We have heard persuasive, dreadful, heart-rending speeches about the positions that people find themselves in—on behalf of interest groups of various sorts—and no doubt we shall hear them again. However, one group has essentially not been heard during our debates, and that is the 67.3 million people who live in this country, 18% of whom are from minority communities.
When I undertook my polling—which, as I have said to Members of the House, is freely available to anyone—I did not want it to be said that it was going to be old white Brexiteers living in the country, as opposed to young trendy hipsters living in the towns. In response to the question “The UK is overcrowded”, between 60% and 70% of people polled, across all social classes, all regions of the country and all age groups, felt that was the case. Every interest group, including those that are seeking to blunt the effect of the legislation before us, has to play its part in reducing the number. Unless we are seen to be responding to between 60% and 70% of our fellow citizens, uglier and nastier voices will emerge to capture that. We need to be conscious of that.
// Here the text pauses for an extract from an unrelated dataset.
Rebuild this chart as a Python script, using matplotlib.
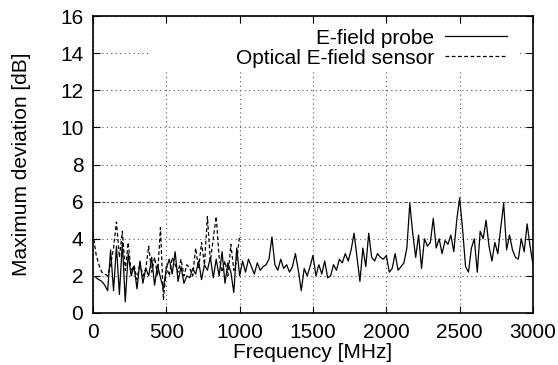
import numpy as np
import matplotlib
matplotlib.use('Agg')
import matplotlib.pyplot as plt
from matplotlib.patches import Rectangle

plt.rcParams['font.family'] = ['Liberation Sans', 'DejaVu Sans']

# E-field probe (solid), 20..3000 MHz step 20
probe_freq = np.arange(20, 3001, 20)
probe_dev = [
    1.9,
    1.8, 1.7, 1.5, 1.2, 3.4, 1.2, 3.6, 1.0, 3.8, 0.6,
    3.2, 2.0, 2.5, 1.3, 2.8, 1.6, 2.4, 2.0, 3.0, 1.5,
    2.6, 1.9, 1.3, 2.4, 2.9, 2.1, 3.3, 1.7, 2.5, 1.6,
    2.0, 1.9, 2.4, 2.1, 2.8, 1.8, 2.6, 2.3, 3.0, 1.9,
    2.9, 2.0, 3.3, 1.6, 2.7, 2.2, 1.1, 3.5, 2.0,
    2.8, 2.2, 2.9, 2.5, 2.1, 2.7, 2.3, 2.5, 2.6, 2.9,
    4.1, 2.6, 2.3, 2.9, 2.4, 2.6, 2.2, 2.5, 3.2, 2.3,
    1.2, 2.4, 2.0, 2.5, 3.1,
    2.0, 2.6, 2.1, 2.8, 1.9, 2.0, 2.6, 2.3, 2.9, 2.7,
    3.2, 2.8, 3.4, 4.3, 3.0, 1.7, 3.5, 2.5, 4.3, 3.0,
    2.8, 3.2, 3.0, 2.9, 3.1, 2.2,
    2.4, 3.2, 2.3, 2.5, 2.7, 3.5, 5.9, 4.3, 3.0,
    4.2, 2.4, 4.0, 3.6, 3.8, 5.1, 3.5, 4.0, 3.2, 3.9,
    3.7, 4.2, 3.3, 5.0, 6.2, 4.5, 2.5,
    2.2, 3.5, 4.0, 2.2, 4.4, 4.0, 5.0, 3.6, 2.8, 3.8,
    3.2, 4.6, 5.9, 3.4, 4.2, 3.4, 3.0, 2.9, 4.0, 3.3,
    4.8, 3.6, 2.6,
]

# Optical E-field sensor (dashed), 0..1000 MHz step 20
optical_freq = np.arange(0, 1001, 20)
optical_dev = [
    4.3, 3.2, 2.6, 2.2, 2.1, 2.0, 2.6, 3.5, 4.9, 3.0,
    4.4, 2.3, 3.8, 2.2, 2.6, 1.8, 2.7, 2.0, 2.4, 3.6,
    2.2, 3.0, 2.0, 4.6, 0.7, 2.5, 2.0, 3.0, 2.6, 2.2,
    2.9, 2.0, 2.6, 2.4, 2.0, 3.5, 2.4, 3.8, 2.6, 5.2,
    2.8, 4.0, 5.2, 3.0, 2.2, 2.8, 2.0, 3.7, 2.3, 2.8,
    4.2,
]

fig = plt.figure(figsize=(5.58, 3.65), dpi=100)
ax = fig.add_axes([93 / 558, 52 / 365, 440 / 558, 297 / 365])

ax.plot(probe_freq, probe_dev, color='black', linewidth=0.9, label='E-field probe')
ax.plot(optical_freq, optical_dev, color='black', linewidth=0.9,
        linestyle=(0, (3, 2)), label='Optical E-field sensor')

ax.grid(True, color='#555555', linestyle=(0, (1, 3)), linewidth=0.8)
ax.axhline(6, color='#555555', linestyle=(0, (3, 2, 1, 2)), linewidth=0.8, zorder=1)

# opaque key box (gnuplot style), hides grid behind legend
ax.add_patch(Rectangle((0.132, 0.818), 0.838, 0.155, transform=ax.transAxes,
                       facecolor='white', edgecolor='none', zorder=1.8))

ax.set_xlim(0, 3000)
ax.set_ylim(0, 16)
ax.set_xticks(range(0, 3001, 500))
ax.set_yticks(range(0, 17, 2))
ax.tick_params(direction='in', top=True, right=True, length=5, labelsize=15)
ax.tick_params(axis='x', pad=7)
ax.tick_params(axis='y', pad=7)
for s in ax.spines.values():
    s.set_linewidth(1.2)

ax.set_xlabel('Frequency [MHz]', fontsize=15)
ax.set_ylabel('Maximum deviation [dB]', fontsize=15)
ax.xaxis.set_label_coords(0.5, -0.10)
ax.yaxis.set_label_coords(-0.141, 0.5)

leg = ax.legend(loc='upper right', bbox_to_anchor=(0.97, 1.0), frameon=False,
                markerfirst=False, fontsize=15, handlelength=3.0,
                handletextpad=0.5, labelspacing=0.05, borderaxespad=0.2)
leg.set_zorder(3)
for t in leg.get_texts():
    t.set_ha('right')

fig.savefig('out.png', dpi=100)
In my view, the amendments would punch holes in the bucket. How much water would flow out I do not know, but I hope the Minister will think very carefully before allowing the bucket to lose too much water because that way difficulties lie for us, for our communities and for generations ahead.
My Lords, in Committee I tabled a similar amendment to Amendment 10, so I will not say much now because I said it then. I listened with interest to what the noble Lord has just said, and I recognise that we do not want illegal migration. However, there are broader and more important issues.
Children have rights. A child who is unaccompanied comes to this country, sometimes quite young, and is settled here in local authority care, placed perhaps in a foster family or a residential home. They go to an English school and become fluent in English but then, at the age of 18, are then removed either to Rwanda—the only country with which there is an agreement apart from Albania, and Albanian children are unlikely to be in this group—or to some other country or home that they have fled. Quite simply, to uproot children at 18 is, as I said in Committee, cruel.